Voters have the chance to hit back at their politicians tomorrow after more than two years of financial crisis, international bailouts, a huge debt writedown and Europe's harshest austerity programme.
An electorate fuming at income cuts, tax hikes and rising unemployment are expected to abandon old political loyalties and give no party an outright majority in parliamentary elections. But this could leave Greece without a government at the time when it needs it the most – and jeopardise the programme of international bailouts the country depends on to secure its place in Europe.

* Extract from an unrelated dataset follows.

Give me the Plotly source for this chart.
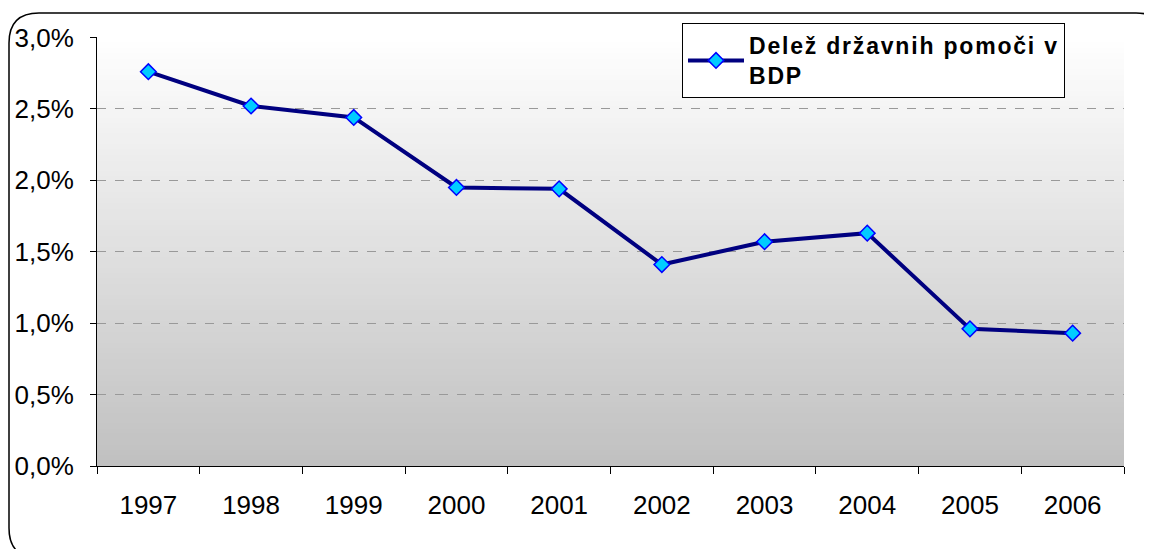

If, as expected, neither of the main parties secure enough votes to form a government, building a new coalition could prove a Herculean task. The conservative New Democracy, for example, is threatening to force repeated elections until it wins a governing majority. The party's leader, Antonis Samaras, is leading in opinion polls but is facing a strong challenge from rightist splinter parties and a fascist party that have campaigned heavily on illegal immigration. He has vowed to intensify a programme to expel illegal immigrants, telling supporters that illegal immigrants had become "tyrants of Greek society".
The country has been governed by a coalition led by a caretaker Prime Minister, Lucas Papademos, since November 2011, when the Socialist Prime Minister George Papandreou was forced out by his own MPs. During that time, Greece managed to secure the second bailout and debt relief deal.
Mr Papademos called the general election last month after pushing the cuts and reforms through parliament. But whoever wins in Athens must push through a new €14.5bn (£11.7bn) austerity package for 2013-14.